From 1885 to 1917 Dappeto was the home of the Gibbins family. The home stood on 11 acres of land, part portion 61, Parish of St. George one of four adjoining portions included in a Crown Grant made to Thomas Hill Bardwell on 5 September 1853. On 18 September 1879, Portion 61 was sold to George Penkivil Salde who in turn sold the land to Frederick John Gibbins on 6 August 1881.

In 1885 the building of Dappeto was completed and became the family home of the Gibbins family until the death of Mr Gibbins in 1917 and the final sale and settlement of the estate.

Frederick Gibbins was an oyster merchant and trawling magnate. About 1906 he entered into partnership with three other large oyster merchants, Comino Athanassio, Charles Edward Woodward and John Moriarty, and the firm, known as Woodward, Gibbons & Comino, dominated oyster marketing in New South Wales.

In 1917 the Salvation Army purchased Dappeto and part of the original site - Lots 33 to 36 and 54-59 Section B, Portion 61 for the purpose of establishing a Children's Home. It remained in operation as such until 1969 when the children in residence were transferred to the Stanmore Children's Home and plans for a Senior Citizens' Complex were prepared.

In 1971 the Senior Citizen's Complex was completed containing self-contained units, a bed hostel and nursing home. The complex was renamed Macquarie Lodge.

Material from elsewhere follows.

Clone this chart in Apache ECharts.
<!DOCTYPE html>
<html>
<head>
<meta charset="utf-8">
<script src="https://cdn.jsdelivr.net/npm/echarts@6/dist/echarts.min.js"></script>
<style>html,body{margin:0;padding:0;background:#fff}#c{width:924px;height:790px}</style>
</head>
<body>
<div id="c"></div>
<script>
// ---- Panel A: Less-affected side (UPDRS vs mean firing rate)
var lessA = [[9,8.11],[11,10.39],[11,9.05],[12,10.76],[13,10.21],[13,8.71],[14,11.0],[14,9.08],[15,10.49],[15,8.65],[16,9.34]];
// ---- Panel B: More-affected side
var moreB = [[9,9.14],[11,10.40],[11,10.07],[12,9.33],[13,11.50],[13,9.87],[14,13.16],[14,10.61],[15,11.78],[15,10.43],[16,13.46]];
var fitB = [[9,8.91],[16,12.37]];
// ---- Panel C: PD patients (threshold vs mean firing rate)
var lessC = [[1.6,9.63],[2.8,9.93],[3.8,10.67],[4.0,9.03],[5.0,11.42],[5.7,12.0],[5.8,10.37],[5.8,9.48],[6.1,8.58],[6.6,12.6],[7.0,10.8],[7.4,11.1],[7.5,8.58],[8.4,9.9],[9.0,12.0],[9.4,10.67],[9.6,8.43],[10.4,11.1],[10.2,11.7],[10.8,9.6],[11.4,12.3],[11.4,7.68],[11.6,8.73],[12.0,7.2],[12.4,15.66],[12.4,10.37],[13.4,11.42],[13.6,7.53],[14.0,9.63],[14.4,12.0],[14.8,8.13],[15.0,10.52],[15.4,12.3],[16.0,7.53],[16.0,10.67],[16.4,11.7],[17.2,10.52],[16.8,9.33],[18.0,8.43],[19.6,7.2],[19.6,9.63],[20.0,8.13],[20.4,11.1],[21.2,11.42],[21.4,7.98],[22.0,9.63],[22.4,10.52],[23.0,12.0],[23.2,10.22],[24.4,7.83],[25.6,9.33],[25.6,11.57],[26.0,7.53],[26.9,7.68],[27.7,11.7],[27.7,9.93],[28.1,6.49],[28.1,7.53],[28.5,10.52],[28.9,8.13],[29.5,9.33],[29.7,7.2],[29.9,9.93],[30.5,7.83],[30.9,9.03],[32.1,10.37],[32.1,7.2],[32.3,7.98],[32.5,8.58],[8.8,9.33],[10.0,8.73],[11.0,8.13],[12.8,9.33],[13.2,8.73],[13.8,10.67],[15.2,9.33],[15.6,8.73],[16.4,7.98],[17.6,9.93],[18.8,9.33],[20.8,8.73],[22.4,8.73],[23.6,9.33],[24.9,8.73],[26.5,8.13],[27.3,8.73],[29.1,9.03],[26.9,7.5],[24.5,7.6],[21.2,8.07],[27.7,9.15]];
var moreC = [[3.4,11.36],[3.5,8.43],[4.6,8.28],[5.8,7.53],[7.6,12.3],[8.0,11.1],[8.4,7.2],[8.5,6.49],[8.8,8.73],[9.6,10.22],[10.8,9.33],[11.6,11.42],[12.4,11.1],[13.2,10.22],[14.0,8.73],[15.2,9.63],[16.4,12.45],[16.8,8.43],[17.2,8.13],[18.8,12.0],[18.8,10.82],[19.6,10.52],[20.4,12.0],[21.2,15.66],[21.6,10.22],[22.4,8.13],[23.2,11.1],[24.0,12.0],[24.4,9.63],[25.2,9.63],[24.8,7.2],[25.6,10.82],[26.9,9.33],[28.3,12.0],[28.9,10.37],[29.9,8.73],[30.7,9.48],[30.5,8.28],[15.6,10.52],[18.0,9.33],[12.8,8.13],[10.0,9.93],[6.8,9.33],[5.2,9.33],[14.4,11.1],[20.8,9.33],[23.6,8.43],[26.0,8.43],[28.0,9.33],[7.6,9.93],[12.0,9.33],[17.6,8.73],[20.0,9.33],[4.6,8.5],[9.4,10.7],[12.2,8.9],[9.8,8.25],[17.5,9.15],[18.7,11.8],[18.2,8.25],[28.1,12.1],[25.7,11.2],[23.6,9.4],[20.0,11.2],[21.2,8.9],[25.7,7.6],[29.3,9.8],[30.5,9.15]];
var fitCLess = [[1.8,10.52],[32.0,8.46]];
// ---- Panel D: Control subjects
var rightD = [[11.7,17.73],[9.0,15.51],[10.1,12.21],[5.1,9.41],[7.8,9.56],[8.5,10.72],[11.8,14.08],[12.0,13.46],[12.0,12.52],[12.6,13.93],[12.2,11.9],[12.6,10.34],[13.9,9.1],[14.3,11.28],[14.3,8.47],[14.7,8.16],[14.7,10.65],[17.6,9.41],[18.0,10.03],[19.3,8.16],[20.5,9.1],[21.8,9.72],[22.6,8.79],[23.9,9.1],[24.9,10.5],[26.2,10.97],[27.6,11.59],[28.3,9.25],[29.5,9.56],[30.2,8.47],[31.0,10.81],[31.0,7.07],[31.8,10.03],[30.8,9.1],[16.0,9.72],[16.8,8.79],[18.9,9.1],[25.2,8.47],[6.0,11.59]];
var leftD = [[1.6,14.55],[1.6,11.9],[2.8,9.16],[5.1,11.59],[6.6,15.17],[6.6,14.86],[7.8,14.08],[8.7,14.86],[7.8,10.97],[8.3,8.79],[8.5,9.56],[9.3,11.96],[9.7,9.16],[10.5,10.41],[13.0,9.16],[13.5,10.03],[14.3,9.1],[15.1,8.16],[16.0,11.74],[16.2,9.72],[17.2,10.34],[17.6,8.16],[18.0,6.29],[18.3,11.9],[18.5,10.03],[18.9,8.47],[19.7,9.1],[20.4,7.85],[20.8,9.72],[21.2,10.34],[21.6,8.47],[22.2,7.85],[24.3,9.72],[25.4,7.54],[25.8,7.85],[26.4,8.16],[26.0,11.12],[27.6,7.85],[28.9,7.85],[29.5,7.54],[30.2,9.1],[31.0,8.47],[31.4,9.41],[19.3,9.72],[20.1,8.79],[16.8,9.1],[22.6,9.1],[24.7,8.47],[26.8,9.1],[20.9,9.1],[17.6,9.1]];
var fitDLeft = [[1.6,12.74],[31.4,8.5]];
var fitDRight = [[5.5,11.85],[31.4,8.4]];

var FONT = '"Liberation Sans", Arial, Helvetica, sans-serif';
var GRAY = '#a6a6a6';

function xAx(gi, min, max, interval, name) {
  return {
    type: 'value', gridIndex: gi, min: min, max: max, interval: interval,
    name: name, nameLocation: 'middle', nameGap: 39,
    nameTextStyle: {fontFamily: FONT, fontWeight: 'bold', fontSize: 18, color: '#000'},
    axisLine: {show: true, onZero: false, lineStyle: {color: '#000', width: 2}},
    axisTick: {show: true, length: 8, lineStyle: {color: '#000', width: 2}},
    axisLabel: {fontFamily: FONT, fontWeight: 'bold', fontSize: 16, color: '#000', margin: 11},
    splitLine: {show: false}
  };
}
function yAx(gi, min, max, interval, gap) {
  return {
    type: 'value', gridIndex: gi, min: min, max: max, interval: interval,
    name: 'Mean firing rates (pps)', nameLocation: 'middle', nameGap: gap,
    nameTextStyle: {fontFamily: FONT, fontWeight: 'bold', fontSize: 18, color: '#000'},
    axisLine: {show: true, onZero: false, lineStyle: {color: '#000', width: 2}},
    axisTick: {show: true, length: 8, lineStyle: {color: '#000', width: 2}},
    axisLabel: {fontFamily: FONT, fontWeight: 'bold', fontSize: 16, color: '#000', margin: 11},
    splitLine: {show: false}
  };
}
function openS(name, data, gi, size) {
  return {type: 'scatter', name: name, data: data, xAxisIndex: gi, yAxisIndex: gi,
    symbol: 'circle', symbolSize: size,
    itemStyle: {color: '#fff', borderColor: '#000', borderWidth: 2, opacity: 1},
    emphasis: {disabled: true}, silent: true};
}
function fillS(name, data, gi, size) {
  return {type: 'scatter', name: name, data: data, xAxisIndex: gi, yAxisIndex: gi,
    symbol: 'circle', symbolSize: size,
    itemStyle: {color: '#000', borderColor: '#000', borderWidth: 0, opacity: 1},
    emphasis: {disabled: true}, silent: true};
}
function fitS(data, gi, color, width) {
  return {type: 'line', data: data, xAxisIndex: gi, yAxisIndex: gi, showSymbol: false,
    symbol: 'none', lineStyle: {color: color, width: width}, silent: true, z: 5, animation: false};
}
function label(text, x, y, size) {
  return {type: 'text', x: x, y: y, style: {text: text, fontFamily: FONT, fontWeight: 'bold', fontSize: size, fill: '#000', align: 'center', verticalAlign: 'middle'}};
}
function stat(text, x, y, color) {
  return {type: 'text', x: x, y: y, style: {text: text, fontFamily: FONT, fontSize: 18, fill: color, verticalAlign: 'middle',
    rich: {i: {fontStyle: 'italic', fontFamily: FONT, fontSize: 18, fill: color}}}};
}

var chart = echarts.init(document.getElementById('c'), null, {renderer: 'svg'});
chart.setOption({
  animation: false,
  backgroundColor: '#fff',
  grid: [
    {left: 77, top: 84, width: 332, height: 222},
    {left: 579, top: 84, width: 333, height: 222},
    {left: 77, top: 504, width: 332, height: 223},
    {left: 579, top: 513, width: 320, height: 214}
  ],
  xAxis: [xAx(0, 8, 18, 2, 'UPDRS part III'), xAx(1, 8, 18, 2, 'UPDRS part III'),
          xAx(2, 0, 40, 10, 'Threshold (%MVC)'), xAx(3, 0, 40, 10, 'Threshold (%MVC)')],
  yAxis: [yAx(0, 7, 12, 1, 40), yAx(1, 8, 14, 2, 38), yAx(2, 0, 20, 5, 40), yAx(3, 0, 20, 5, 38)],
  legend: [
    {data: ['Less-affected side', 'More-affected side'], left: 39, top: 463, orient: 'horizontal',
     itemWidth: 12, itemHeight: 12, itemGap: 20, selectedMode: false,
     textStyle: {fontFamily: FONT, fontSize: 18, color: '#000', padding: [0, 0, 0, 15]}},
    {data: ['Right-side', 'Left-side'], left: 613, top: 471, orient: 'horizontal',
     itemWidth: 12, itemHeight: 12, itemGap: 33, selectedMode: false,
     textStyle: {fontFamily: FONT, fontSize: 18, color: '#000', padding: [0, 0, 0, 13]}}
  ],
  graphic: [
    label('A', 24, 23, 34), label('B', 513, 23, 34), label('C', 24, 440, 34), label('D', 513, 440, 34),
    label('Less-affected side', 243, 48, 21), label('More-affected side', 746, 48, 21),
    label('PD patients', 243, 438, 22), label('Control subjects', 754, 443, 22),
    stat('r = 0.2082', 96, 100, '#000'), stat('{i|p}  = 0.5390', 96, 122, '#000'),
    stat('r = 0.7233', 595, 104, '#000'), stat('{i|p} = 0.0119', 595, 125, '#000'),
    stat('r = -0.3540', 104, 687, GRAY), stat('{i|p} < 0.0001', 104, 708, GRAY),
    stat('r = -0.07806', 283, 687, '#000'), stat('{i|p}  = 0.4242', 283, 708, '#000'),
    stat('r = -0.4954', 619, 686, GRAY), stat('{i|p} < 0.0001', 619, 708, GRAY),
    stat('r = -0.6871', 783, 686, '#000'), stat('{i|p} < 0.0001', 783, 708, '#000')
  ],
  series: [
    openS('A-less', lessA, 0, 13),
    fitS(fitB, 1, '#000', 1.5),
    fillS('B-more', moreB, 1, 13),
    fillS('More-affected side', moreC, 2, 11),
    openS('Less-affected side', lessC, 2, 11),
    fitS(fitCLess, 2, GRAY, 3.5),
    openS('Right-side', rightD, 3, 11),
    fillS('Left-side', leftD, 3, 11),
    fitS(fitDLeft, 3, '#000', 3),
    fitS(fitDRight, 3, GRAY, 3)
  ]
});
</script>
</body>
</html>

The wing at the rear of Dapetto that housed the kitchen, laundry and servants' accommodation was demolished and replaced with the present nursing home.

Following its nomination by Rockdale Council an Interim Heritage Order was placed over Dappeto on 14 May 1986. A Permanent Conservation Order was placed over the property on 17 February 1989 and transferred to the State Heritage Register on 2 April 1999.

== Description ==
Dappeto is a two-storey house of domestic style Victorian architecture. It was constructed of sand-stock face bricks which were mixed with whale oil to protect the building against dampness. It has a patterned slate roof surmounted by an ornate captain's walk accessed by a cast iron spiral staircase. The two storey verandah has an iron balustrade and trim to the upper floor and frieze to the lower floor. It features several beautiful fireplaces and overmantles of various imported English timbers.

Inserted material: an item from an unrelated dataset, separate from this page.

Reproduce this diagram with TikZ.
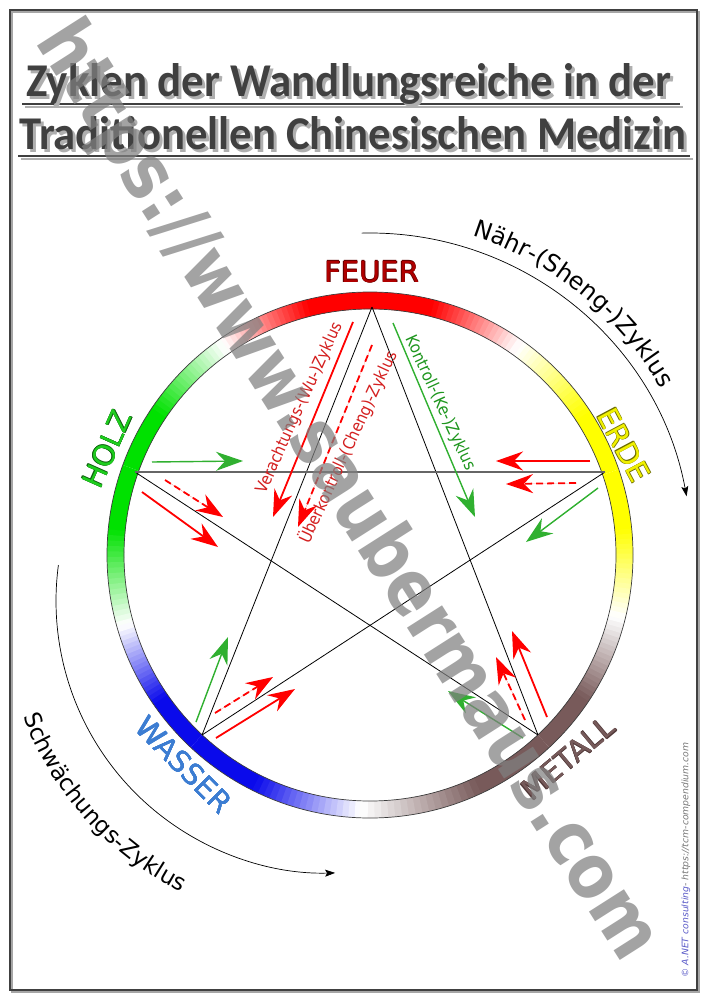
\documentclass[tikz,border=0pt]{standalone}
\usepackage{fontspec}
\setmainfont{DejaVu Sans}
\newfontfamily\titlefont{Carlito}
\usetikzlibrary{arrows.meta,decorations.text}
\definecolor{cfeuer}{RGB}{255,0,0}
\definecolor{cerde}{RGB}{255,255,0}
\definecolor{cmetall}{RGB}{120,90,90}
\definecolor{cwasser}{RGB}{10,10,235}
\definecolor{cholz}{RGB}{0,225,0}
\definecolor{cring}{RGB}{60,60,60}
\definecolor{titlecol}{RGB}{64,64,64}
\definecolor{titleshadow}{RGB}{175,175,175}
\definecolor{arrred}{RGB}{255,0,0}
\definecolor{arrgreen}{RGB}{48,176,48}
\definecolor{txtred}{RGB}{212,32,32}
\definecolor{txtgreen}{RGB}{30,150,30}
\definecolor{lfeuer}{RGB}{176,0,0}
\definecolor{lfeuerO}{RGB}{96,0,0}
\definecolor{lerde}{RGB}{240,240,0}
\definecolor{lerdeO}{RGB}{110,110,0}
\definecolor{lmetall}{RGB}{118,90,90}
\definecolor{lmetallO}{RGB}{80,56,56}
\definecolor{lwasser}{RGB}{60,125,210}
\definecolor{lwasserO}{RGB}{60,125,210}
\definecolor{lholz}{RGB}{30,205,30}
\definecolor{lholzO}{RGB}{16,96,16}
\definecolor{credblue}{RGB}{90,90,200}
\definecolor{credgray}{RGB}{120,120,120}
\definecolor{wmgray}{RGB}{128,128,128}
\newcommand\ringhalf[3]{%
  \foreach \k in {0,...,29}{%
    \pgfmathsetmacro\rA{#1+(#2-#1)*\k/30}%
    \pgfmathsetmacro\rB{#1+(#2-#1)*(\k+1.25)/30}%
    \pgfmathtruncatemacro\rP{max(0,min(100,100*(1-(\k+0.5)/30)/0.6))}%
    \fill[#3!\rP!white] (\rA:246) arc[start angle=\rA,end angle=\rB,radius=246] -- (\rB:263) arc[start angle=\rB,end angle=\rA,radius=263] -- cycle;
  }}
\newcommand\outl[3]{\leavevmode\rlap{\color{#2}\kern-0.4pt #3}\rlap{\color{#2}\kern0.4pt #3}\rlap{\color{#2}\raisebox{0.4pt}{#3}}\rlap{\color{#2}\raisebox{-0.4pt}{#3}}{\color{#1}#3}}
\newcommand\TitleA{\resizebox{645pt}{\height}{\titlefont\bfseries\fontsize{47}{50}\selectfont Zyklen der Wandlungsreiche in der}}
\newcommand\TitleB{\resizebox{667pt}{\height}{\titlefont\bfseries\fontsize{47}{50}\selectfont Traditionellen Chinesischen Medizin}}
\tikzset{
  pent/.style={draw=black,line width=0.8pt},
  penth/.style={draw=black!60,line width=1.3pt},
  headtip/.style={-{Stealth[length=27pt,width=19pt,inset=9pt]}},
  redarrow/.style={draw=arrred,line width=1.8pt,headtip,fill=arrred},
  reddash/.style={redarrow,dash pattern=on 7pt off 4pt},
  greenarrow/.style={draw=arrgreen,line width=1.4pt,headtip,fill=arrgreen},
  cyclearc/.style={draw=black,line width=0.7pt,-{Stealth[length=10pt,width=7pt,inset=2pt]}},
  elabel/.style={inner sep=0pt,font=\fontsize{29}{29}\selectfont},
  alabel/.style={inner sep=0pt},
}
\begin{document}
\begin{tikzpicture}[x=1pt,y=-1pt]
\useasboundingbox (0,0) rectangle (707,1000);
\fill[white] (0,0) rectangle (707,1000);
% frame
\draw[gray!70,line width=2pt] (12,12) rectangle (699,992);
\draw[black!75,line width=1.3pt] (10,10) rectangle (697,990);
% title
\draw[titleshadow,line width=2pt] (25,107) -- (683,107);
\draw[titlecol,line width=1.6pt] (22,104) -- (680,104);
\draw[titleshadow,line width=2pt] (21,159) -- (693,159);
\draw[titlecol,line width=1.6pt] (18,156) -- (690,156);
\node[anchor=base west,inner sep=0pt,text=titleshadow] (t1s) at (29,100) {\TitleA};
\node[anchor=base west,inner sep=0pt,text=titlecol] (t1) at (26,97) {\TitleA};
\node[anchor=base west,inner sep=0pt,text=titleshadow] (t2s) at (22,153) {\TitleB};
\node[anchor=base west,inner sep=0pt,text=titlecol] (t2) at (19,150) {\TitleB};
% ring and cycle arcs
\begin{scope}[shift={(370,555)},y=1pt]
  \ringhalf{19}{54.5}{cerde}
  \ringhalf{90}{54.5}{cfeuer}
  \ringhalf{90}{125}{cfeuer}
  \ringhalf{160}{125}{cholz}
  \ringhalf{160}{196}{cholz}
  \ringhalf{227}{196}{cwasser}
  \ringhalf{227}{268}{cwasser}
  \ringhalf{313}{268}{cmetall}
  \ringhalf{313}{346}{cmetall}
  \ringhalf{379}{346}{cerde}
  \draw[cring,line width=0.7pt] (0,0) circle[radius=246];
  \draw[cring,line width=0.7pt] (0,0) circle[radius=263];
  \draw[cyclearc] (91.5:322) arc[start angle=91.5,end angle=10.5,radius=322];
  \path[decorate,decoration={text along path,text align=center,
     text={|\fontsize{24}{24}\selectfont|Nähr-(Sheng-)Zyklus}}]
     (80:335) arc[start angle=80,end angle=22,radius=335];
\end{scope}
\begin{scope}[shift={(328,601)},y=1pt]
  \draw[cyclearc] (172.4:272) arc[start angle=172.4,end angle=271.5,radius=272];
  \path[decorate,decoration={text along path,text align=center,
     text={|\fontsize{23}{23}\selectfont|Schwächungs-Zyklus}}]
     (196:326) arc[start angle=196,end angle=248,radius=326];
\end{scope}
% pentagram
\coordinate (vF) at (372,307);
\coordinate (vH) at (135,472);
\coordinate (vE) at (605,472);
\coordinate (vW) at (202,735);
\coordinate (vM) at (538,735);
\draw[pent] (vF) -- (vW);
\draw[pent] (vF) -- (vM);
\draw[pent] (vH) -- (vM);
\draw[pent] (vE) -- (vW);
\draw[penth] (vH) -- (vE);
% arrows: coordinates
\coordinate (wu1a) at (353,322); \coordinate (wu1b) at (273,517);
\coordinate (ch1a) at (372,345); \coordinate (ch1b) at (298,527);
\coordinate (ke1a) at (393,323); \coordinate (ke1b) at (475,517);
\coordinate (ke2a) at (152,462); \coordinate (ke2b) at (243,461);
\coordinate (ch2a) at (165,480); \coordinate (ch2b) at (223,517);
\coordinate (wu2a) at (142,492); \coordinate (wu2b) at (218,547);
\coordinate (wu3a) at (590,461); \coordinate (wu3b) at (496,461);
\coordinate (ch3a) at (576,483); \coordinate (ch3b) at (506,484);
\coordinate (ke3a) at (598,488); \coordinate (ke3b) at (526,542);
\coordinate (ke4a) at (196,722); \coordinate (ke4b) at (228,637);
\coordinate (ch4a) at (215,713); \coordinate (ch4b) at (273,677);
\coordinate (wu4a) at (216,738); \coordinate (wu4b) at (295,689);
\coordinate (wu5a) at (547,717); \coordinate (wu5b) at (512,631);
\coordinate (ch5a) at (525,720); \coordinate (ch5b) at (496,657);
\coordinate (ke5a) at (523,738); \coordinate (ke5b) at (448,691);
\draw[redarrow] (wu1a) -- (wu1b);
\draw[reddash] (ch1a) -- (ch1b);
\draw[greenarrow] (ke1a) -- (ke1b);
\draw[greenarrow] (ke2a) -- (ke2b);
\draw[reddash] (ch2a) -- (ch2b);
\draw[redarrow] (wu2a) -- (wu2b);
\draw[redarrow] (wu3a) -- (wu3b);
\draw[reddash] (ch3a) -- (ch3b);
\draw[greenarrow] (ke3a) -- (ke3b);
\draw[greenarrow] (ke4a) -- (ke4b);
\draw[reddash] (ch4a) -- (ch4b);
\draw[redarrow] (wu4a) -- (wu4b);
\draw[redarrow] (wu5a) -- (wu5b);
\draw[reddash] (ch5a) -- (ch5b);
\draw[greenarrow] (ke5a) -- (ke5b);
% arrow labels
\node[alabel,rotate=65.5,text=txtred] (lwu) at (300,408)
  {\resizebox{186pt}{\height}{\fontsize{16.5}{16}\selectfont Verachtungs-(Wu-)Zyklus}};
\node[alabel,rotate=65.2,text=txtred] (lch) at (348,447)
  {\resizebox{210pt}{\height}{\fontsize{16.5}{16}\selectfont Überkontroll-(Cheng)-Zyklus}};
\node[alabel,rotate=-65.3,text=txtgreen] (lke) at (440,403)
  {\resizebox{146pt}{\height}{\fontsize{16.5}{16}\selectfont Kontroll-(Ke-)Zyklus}};
% element labels
\node[elabel] (feuer) at (372,272) {\outl{lfeuer}{lfeuerO}{FEUER}};
\node[elabel,rotate=-62] (erde) at (624,445) {\outl{lerde}{lerdeO}{ERDE}};
\node[elabel,rotate=40] (metall) at (568,758) {\outl{lmetall}{lmetallO}{METALL}};
\node[elabel,rotate=-45] (wasser) at (184,765) {\outl{lwasser}{lwasserO}{WASSER}};
\node[elabel,rotate=66] (holz) at (107,449) {\outl{lholz}{lholzO}{HOLZ}};
% credit
\node[inner sep=0pt,rotate=90] (credit) at (686,860)
  {\resizebox{235pt}{\height}{\fontsize{9}{9}\selectfont\itshape\textcolor{credblue}{© A.NET consulting}\textcolor{credgray}{ - https://tcm-compendium.com}}};
% watermark
\node[inner sep=0pt,rotate=-57.5,text=wmgray,opacity=0.72] (wm) at (346,492)
  {\resizebox{1095pt}{\height}{\bfseries\fontsize{76}{76}\selectfont https://www.saubermaus.com}};
\end{tikzpicture}
\end{document}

The name Dapetto appears above the fanlight. A Coat of Arms with initials F. J. G. is above the side bay windows.

== Heritage listing ==
Dappeto is of State heritage significance as an excellent example of domestic style Victorian architecture. It is associated with Frederick Gibbins, an oyster merchant and trawling magnate.

Dappeto was listed on the New South Wales State Heritage Register on 2 April 1999.